A finales de marzo, cinco personas murieron tras una emboscada contra un vehículo de Poderosa, y en diciembre pasado nueve trabajadores fueron asesinados. En total, desde 2020 han muerto al menos 39 personas relacionados con esta empresa.
El crimen organizado encontró en la minería ilegal un filón más rentable que el narcotráfico. El alza del precio del oro y la ausencia de regulación convirtieron esta actividad en el nuevo motor del delito estructural en Perú y el gobierno de Boluarte no ha podido, o no ha querido, enfrentarlo con decisión.
Solo después del hallazgo de los cuerpos, Boluarte decretó un toque de queda, suspendió las actividades mineras por 30 días en la zona y anunció la instalación de una base militar. Pero esas medidas, más simbólicas que estratégicas, llegaron tarde.
En medio de la conmoción, el alcalde de Pataz, Aldo Carlos Mariños, denunció que “Cuchillo”, cabecilla implicado en la masacre, habría escapado a Colombia pese a que las autoridades conocían su ubicación. La sospecha de complicidad estatal cobra fuerza.
Las declaraciones de los compañeros de las víctimas también desmienten la versión oficial. Desde los primeros días afirmaron que los secuestradores exigían un millonario rescate. Mientras tanto, los familiares de los desaparecidos marchaban con carteles que rogaban: “No más indiferencia. El tiempo corre en contra”. Nadie los escuchó.
¿De qué sirve un estado de emergencia si las fuerzas armadas y policiales actúan con ceguera selectiva? ¿De qué sirve una presidenta que solo se pronuncia cuando ya no queda nada que salvar?

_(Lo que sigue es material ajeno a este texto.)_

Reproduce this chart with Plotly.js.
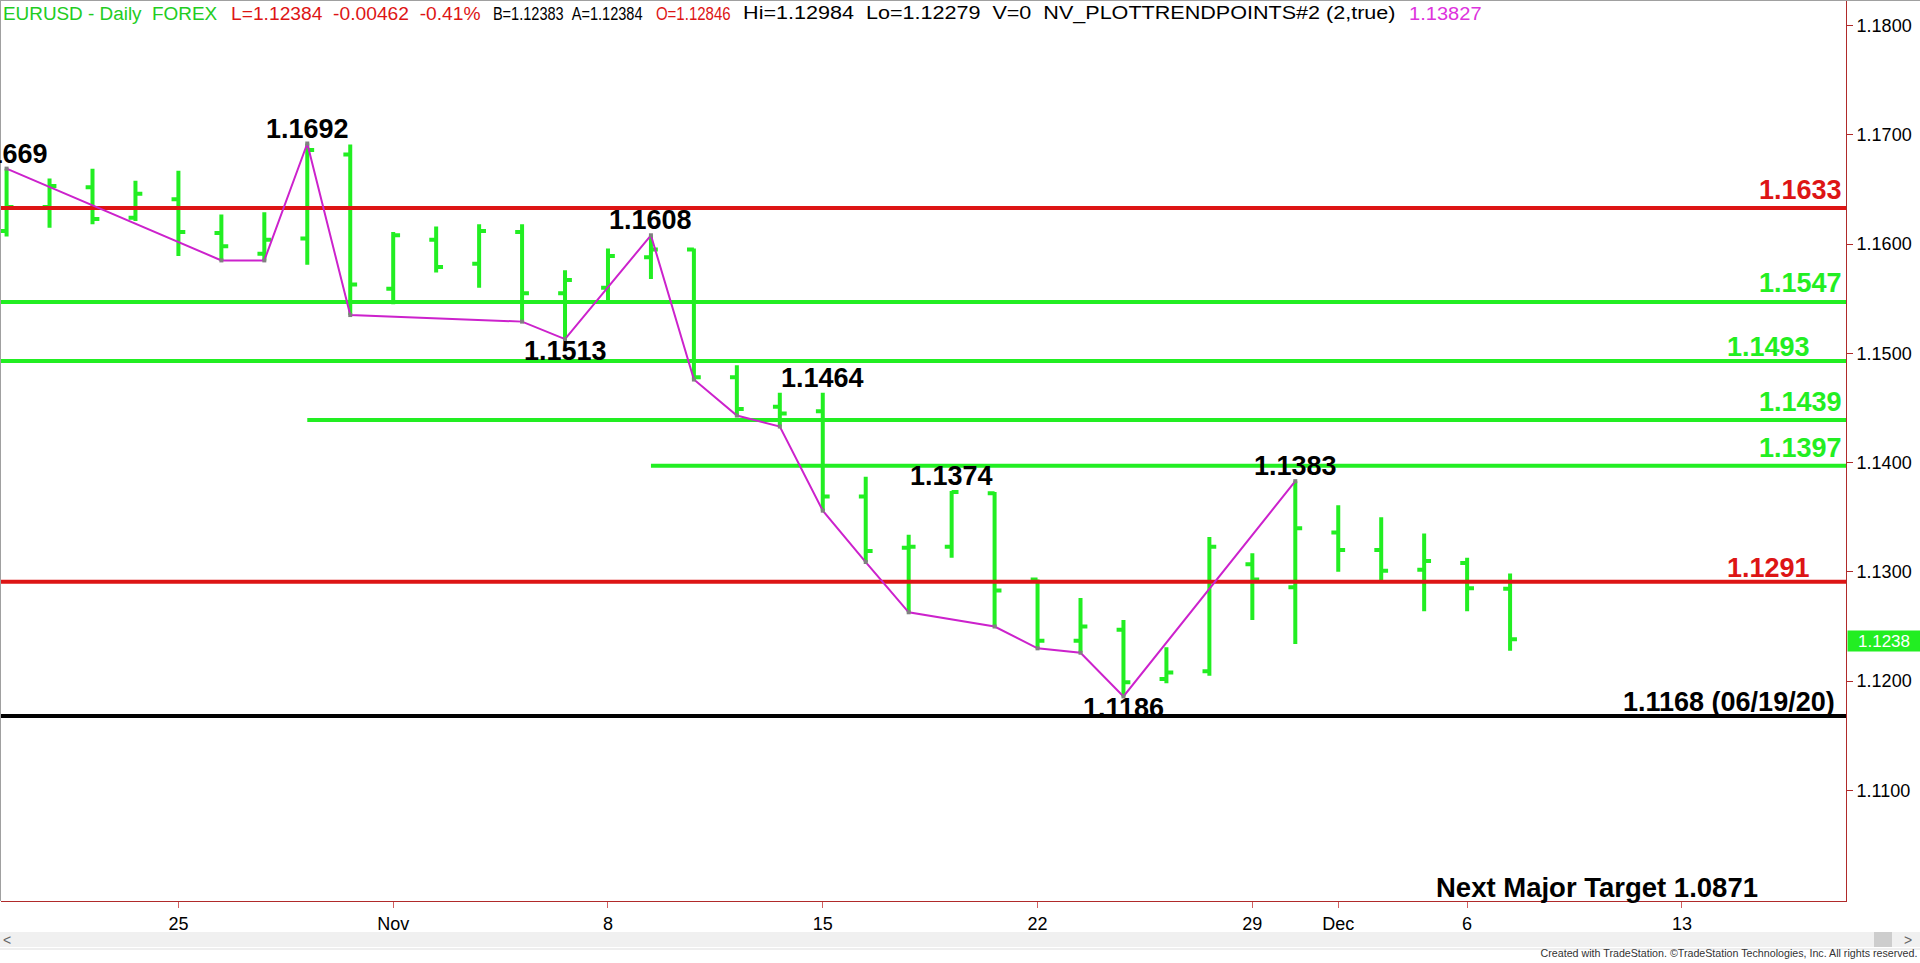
<!DOCTYPE html>
<html><head><meta charset="utf-8">
<script src="https://cdn.plot.ly/plotly-3.0.1.min.js"></script>
<style>html,body{margin:0;padding:0;background:#fff;overflow:hidden}#chart{width:1920px;height:963px}</style>
</head><body><div id="chart"></div>
<script>
// ---------------- DATA ----------------
const dates = ['2021-10-19','2021-10-20','2021-10-21','2021-10-22','2021-10-25','2021-10-26','2021-10-27','2021-10-28','2021-10-29',
  '2021-11-01','2021-11-02','2021-11-03','2021-11-04','2021-11-05','2021-11-08','2021-11-09','2021-11-10','2021-11-11','2021-11-12',
  '2021-11-15','2021-11-16','2021-11-17','2021-11-18','2021-11-19','2021-11-22','2021-11-23','2021-11-24','2021-11-25','2021-11-26',
  '2021-11-29','2021-11-30','2021-12-01','2021-12-02','2021-12-03','2021-12-06','2021-12-07'];
const opens  = [1.1612,1.1634,1.1652,1.1624,1.1641,1.1610,1.1591,1.1605,1.1682,
  1.1559,1.1604,1.1582,1.1611,1.1555,1.1560,1.1588,1.1595,1.1478,1.1451,
  1.1447,1.1369,1.1322,1.1323,1.1372,1.1293,1.1237,1.1247,1.1202,1.1209,
  1.1307,1.1286,1.1336,1.1320,1.1302,1.1308,1.12846];
const highs  = [1.1669,1.1660,1.1669,1.1658,1.1667,1.1627,1.1629,1.1692,1.1691,
  1.1611,1.1616,1.1618,1.1618,1.1576,1.1596,1.1608,1.1596,1.1489,1.1464,
  1.1464,1.1387,1.1334,1.1374,1.1373,1.1293,1.1276,1.1256,1.1231,1.1332,
  1.1317,1.1383,1.1361,1.1350,1.1335,1.1313,1.12984];
const lows   = [1.1607,1.1615,1.1618,1.1621,1.1589,1.1585,1.1585,1.1581,1.1535,
  1.1545,1.1574,1.1560,1.1529,1.1513,1.1548,1.1568,1.1476,1.1443,1.1433,
  1.1356,1.1309,1.1263,1.1313,1.1250,1.1230,1.1226,1.1186,1.1198,1.1205,
  1.1256,1.1234,1.1300,1.1291,1.1264,1.1264,1.12279];
const closes = [1.1634,1.1653,1.1623,1.1646,1.1611,1.1598,1.1604,1.1686,1.1563,
  1.1608,1.1579,1.1612,1.1555,1.1567,1.1589,1.1595,1.1478,1.1449,1.1445,
  1.1369,1.1319,1.1323,1.1373,1.1283,1.1237,1.1250,1.1199,1.1208,1.1323,
  1.1293,1.1340,1.1320,1.1301,1.1310,1.1285,1.12384];

const trendDates  = ['2021-10-19','2021-10-26','2021-10-27','2021-10-28','2021-10-29','2021-11-04','2021-11-05','2021-11-09',
  '2021-11-10','2021-11-11','2021-11-12','2021-11-15','2021-11-16','2021-11-17','2021-11-19','2021-11-22','2021-11-23','2021-11-24','2021-11-30'];
const trendValues = [1.1669,1.1585,1.1585,1.1692,1.1535,1.1529,1.1513,1.1608,
  1.1476,1.1443,1.1433,1.1356,1.1309,1.1263,1.1250,1.1230,1.1226,1.1186,1.1383];

const pivotDates  = ['2021-10-19','2021-10-28','2021-11-05','2021-11-09','2021-11-15','2021-11-18','2021-11-24','2021-11-30'];
const pivotValues = [1.1669,1.1692,1.1513,1.1608,1.1464,1.1374,1.1186,1.1383];
const pivotKinds  = ['high','high','low','high','high','high','low','high'];

const levelValues = [1.1633,1.1547,1.1493,1.1439,1.1397,1.1291,1.1168];
const levelStarts = [null,null,null,'2021-10-28','2021-11-09',null,null];
const levelTexts  = ['1.1633','1.1547','1.1493','1.1439','1.1397','1.1291','1.1168 (06/19/20)'];

const tickDates  = ['2021-10-25','2021-11-01','2021-11-08','2021-11-15','2021-11-22','2021-11-29','2021-12-01','2021-12-06','2021-12-13'];
const tickLabels = ['25','Nov','8','15','22','29','Dec','6','13'];
const yTickValues = [1.11,1.12,1.13,1.14,1.15,1.16,1.17,1.18];

const headerTexts = ['EURUSD - Daily  FOREX','L=1.12384  -0.00462  -0.41%','B=1.12383  A=1.12384','O=1.12846',
  'Hi=1.12984  Lo=1.12279  V=0  NV_PLOTTRENDPOINTS#2 (2,true)','1.13827'];
const targetText = 'Next Major Target 1.0871';
const footerText = 'Created with TradeStation. \u00a9TradeStation Technologies, Inc. All rights reserved.';

// ---------------- STYLE ----------------
const GREEN = '#22ee22', RED = '#dd1515', MAGENTA = '#cc22cc', AXIS = '#b02a2a';
const FONT = '"Liberation Sans", Arial, sans-serif';
const levelColors = [RED, GREEN, GREEN, GREEN, GREEN, RED, '#000000'];
const levelLabelXShift = [-2,-2,-34,-2,-2,-34,-9];
const levelLabelYShift = [18,19,14,18,18,14,14];
const headerColors = ['#22cc22', RED, '#000000', RED, '#000000', '#dd33dd'];
const headerX = [2, 230, 492, 655, 742, 1408];     // page px start of each header segment
const headerW = [216, 251, 151, 76, 654, 74];      // page px width of each header segment

const W = 1920, H = 963, ML = 1, MR = 74, MT = 1, MB = 62;
const PW = W - ML - MR, PH = H - MT - MB;
const xRange = [-0.13, 42.82];
const yRange = [1.09988, 1.18224];
const px = p => (p - ML) / PW;            // page x -> paper x
const py = p => (H - MB - p) / PH;        // page y -> paper y

const DAY = 86400000;
const t0 = Date.parse(dates[0] + 'T00:00:00Z');
function tradingIndex(d) {
  const t = Date.parse(d + 'T00:00:00Z');
  let n = 0;
  for (let s = t0 + DAY; s <= t; s += DAY) {
    const wd = new Date(s).getUTCDay();
    if (wd !== 0 && wd !== 6) n++;
  }
  return n;
}
const sp = s => s.replace(/  /g, ' \u00a0');

// ---------------- TRACES ----------------
const traces = [];
traces.push({
  type: 'ohlc', x: dates.map(tradingIndex), open: opens, high: highs, low: lows, close: closes,
  increasing: {line: {color: GREEN, width: 4}}, decreasing: {line: {color: GREEN, width: 4}},
  tickwidth: 0.16, hoverinfo: 'skip', showlegend: false
});
levelValues.forEach((v, i) => {
  const x0 = levelStarts[i] ? tradingIndex(levelStarts[i]) : xRange[0] - 1;
  traces.push({type: 'scatter', mode: 'lines', x: [x0, xRange[1] + 1], y: [v, v],
    line: {color: levelColors[i], width: 4}, hoverinfo: 'skip', showlegend: false});
});
traces.push({
  type: 'scatter', mode: 'lines+markers', x: trendDates.map(tradingIndex), y: trendValues,
  line: {color: MAGENTA, width: 2}, marker: {color: '#808080', size: 4, symbol: 'square'},
  hoverinfo: 'skip', showlegend: false
});

// ---------------- ANNOTATIONS ----------------
const annotations = [];
pivotDates.forEach((d, i) => {
  annotations.push({x: tradingIndex(d), y: pivotValues[i], xref: 'x', yref: 'y', showarrow: false,
    text: '<b>' + pivotValues[i].toFixed(4) + '</b>', xanchor: 'center', yanchor: 'middle',
    yshift: pivotKinds[i] === 'high' ? 15 : -12, font: {family: FONT, size: 27, color: '#000'}});
});
levelValues.forEach((v, i) => {
  annotations.push({x: 1, xref: 'paper', y: v, yref: 'y', showarrow: false, text: '<b>' + levelTexts[i] + '</b>',
    xanchor: 'right', yanchor: 'middle', xshift: levelLabelXShift[i], yshift: levelLabelYShift[i],
    font: {family: FONT, size: 27, color: levelColors[i]}});
});
annotations.push({x: px(1597), xref: 'paper', y: py(887.5), yref: 'paper', showarrow: false,
  text: '<b>' + targetText + '</b>', xanchor: 'center', yanchor: 'middle', font: {family: FONT, size: 27.5, color: '#000'}});
const headerIdx = [];
headerTexts.forEach((t, i) => {
  headerIdx.push(annotations.length);
  annotations.push({x: px(headerX[i]), xref: 'paper', y: py(13.5), yref: 'paper', showarrow: false,
    text: sp(t), xanchor: 'left', yanchor: 'middle', align: 'left', borderpad: 0,
    font: {family: FONT, size: 19, color: headerColors[i]}});
});
const last = closes[closes.length - 1];
annotations.push({x: 1, xref: 'paper', y: last, yref: 'y', showarrow: false, text: last.toFixed(4),
  xanchor: 'left', yanchor: 'middle', xshift: 1, yshift: -2, bgcolor: GREEN, width: 70, height: 18, borderpad: 1,
  font: {family: FONT, size: 17, color: '#ffffff'}});
const footerIdx = annotations.length;
annotations.push({x: px(1918), xref: 'paper', y: py(953), yref: 'paper', showarrow: false, text: footerText,
  xanchor: 'right', yanchor: 'middle', align: 'right', borderpad: 0, font: {family: FONT, size: 11, color: '#333'}});
annotations.push({x: px(7), xref: 'paper', y: py(939.5), yref: 'paper', showarrow: false, text: '<',
  xanchor: 'center', yanchor: 'middle', font: {family: FONT, size: 14, color: '#666'}});
annotations.push({x: px(1908), xref: 'paper', y: py(939.5), yref: 'paper', showarrow: false, text: '>',
  xanchor: 'center', yanchor: 'middle', font: {family: FONT, size: 14, color: '#666'}});

// ---------------- SHAPES ----------------
const shapes = [
  {type: 'rect', xref: 'paper', yref: 'paper', x0: px(0), x1: px(W), y0: py(947), y1: py(932), fillcolor: '#f0f0f0', line: {width: 0}},
  {type: 'rect', xref: 'paper', yref: 'paper', x0: px(1874), x1: px(1892), y0: py(947), y1: py(932), fillcolor: '#cdcdcd', line: {width: 0}},
  {type: 'line', xref: 'paper', yref: 'paper', x0: px(0), x1: px(W), y0: py(949), y1: py(949), line: {color: '#dddddd', width: 1}},
  {type: 'line', xref: 'paper', yref: 'paper', x0: px(0), x1: px(W), y0: py(0.5), y1: py(0.5), line: {color: '#a0a0a0', width: 1}},
  {type: 'line', xref: 'paper', yref: 'paper', x0: px(0.5), x1: px(0.5), y0: py(0), y1: py(901), line: {color: '#a0a0a0', width: 1}}
];

const layout = {
  width: W, height: H, margin: {l: ML, r: MR, t: MT, b: MB, pad: 0},
  paper_bgcolor: '#ffffff', plot_bgcolor: '#ffffff', showlegend: false, hovermode: false,
  xaxis: {type: 'linear', range: xRange, showgrid: false, zeroline: false, fixedrange: true,
    rangeslider: {visible: false},
    tickmode: 'array', tickvals: tickDates.map(tradingIndex), ticktext: tickLabels,
    ticks: 'outside', ticklen: 6, tickcolor: '#d06060', tickwidth: 1,
    showline: true, linecolor: AXIS, linewidth: 1,
    tickfont: {family: FONT, size: 18, color: '#000'}},
  yaxis: {side: 'right', range: yRange, showgrid: false, zeroline: false, fixedrange: true,
    tickmode: 'array', tickvals: yTickValues, tickformat: '.4f',
    ticks: 'outside', ticklen: 6, tickcolor: AXIS, tickwidth: 1,
    showline: true, linecolor: AXIS, linewidth: 1,
    tickfont: {family: FONT, size: 18, color: '#000'}},
  annotations: annotations, shapes: shapes
};

Plotly.newPlot('chart', traces, layout, {staticPlot: true, displayModeBar: false}).then(gd => {
  // condense header / footer annotations horizontally (like the narrow terminal font of the original),
  // keeping the left edge (header) or right edge (footer) fixed
  const squeeze = (idx, w, keepRight) => {
    const g = gd.querySelector('.annotation[data-index="' + idx + '"] .annotation-text-g');
    if (!g) return;
    const b = g.getBBox();
    if (!b.width) return;
    const k = w / b.width;
    const x0 = keepRight ? b.x + b.width : b.x;
    const prev = g.getAttribute('transform') || '';
    g.setAttribute('transform', prev + ' translate(' + x0 + ',0) scale(' + k + ',1) translate(' + (-x0) + ',0)');
  };
  headerIdx.forEach((idx, i) => squeeze(idx, headerW[i], false));
  squeeze(footerIdx, 378, true);
});
</script>
</body></html>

Una vez más, el gobierno de Dina Boluarte falló en su deber más básico: proteger la vida. Ni la empresa contratista ni la minera Poderosa ofrecieron garantías de seguridad. Tampoco el Ejecutivo activó mecanismos rápidos de inteligencia y respuesta. La historia de estos trabajadores, muertos en el fondo de una mina, es además la historia del abandono oficial, del desprecio institucional por la vida de los que laboran en las zonas más peligrosas del país.
Este crimen masivo y su antecedente inmediato –la indiferencia oficial– no deben pasar al archivo de los escándalos momentáneos. Pataz exige justicia, no solo para castigar a los asesinos materiales, acaso para cuestionar la estructura de poder que tolera y permite estos hechos.
La presidenta Dina Boluarte puede apelar a discursos tardíos y maniobras de contención política, pero el país ya no cree en sus decretos ni en sus palabras. Pataz ha puesto al descubierto una verdad insoportable: en Perú hay territorios enteros donde el Estado ha claudicado, ha renunciado a su soberanía y ha dejado que la ley la dicten las balas.
Cada día que pasa sin una acción estructural y decidida, la sangre de estos 13 trabajadores sigue marcando un reclamo pendiente: el derecho a vivir, a trabajar y a no morir olvidado en el fondo de un socavón.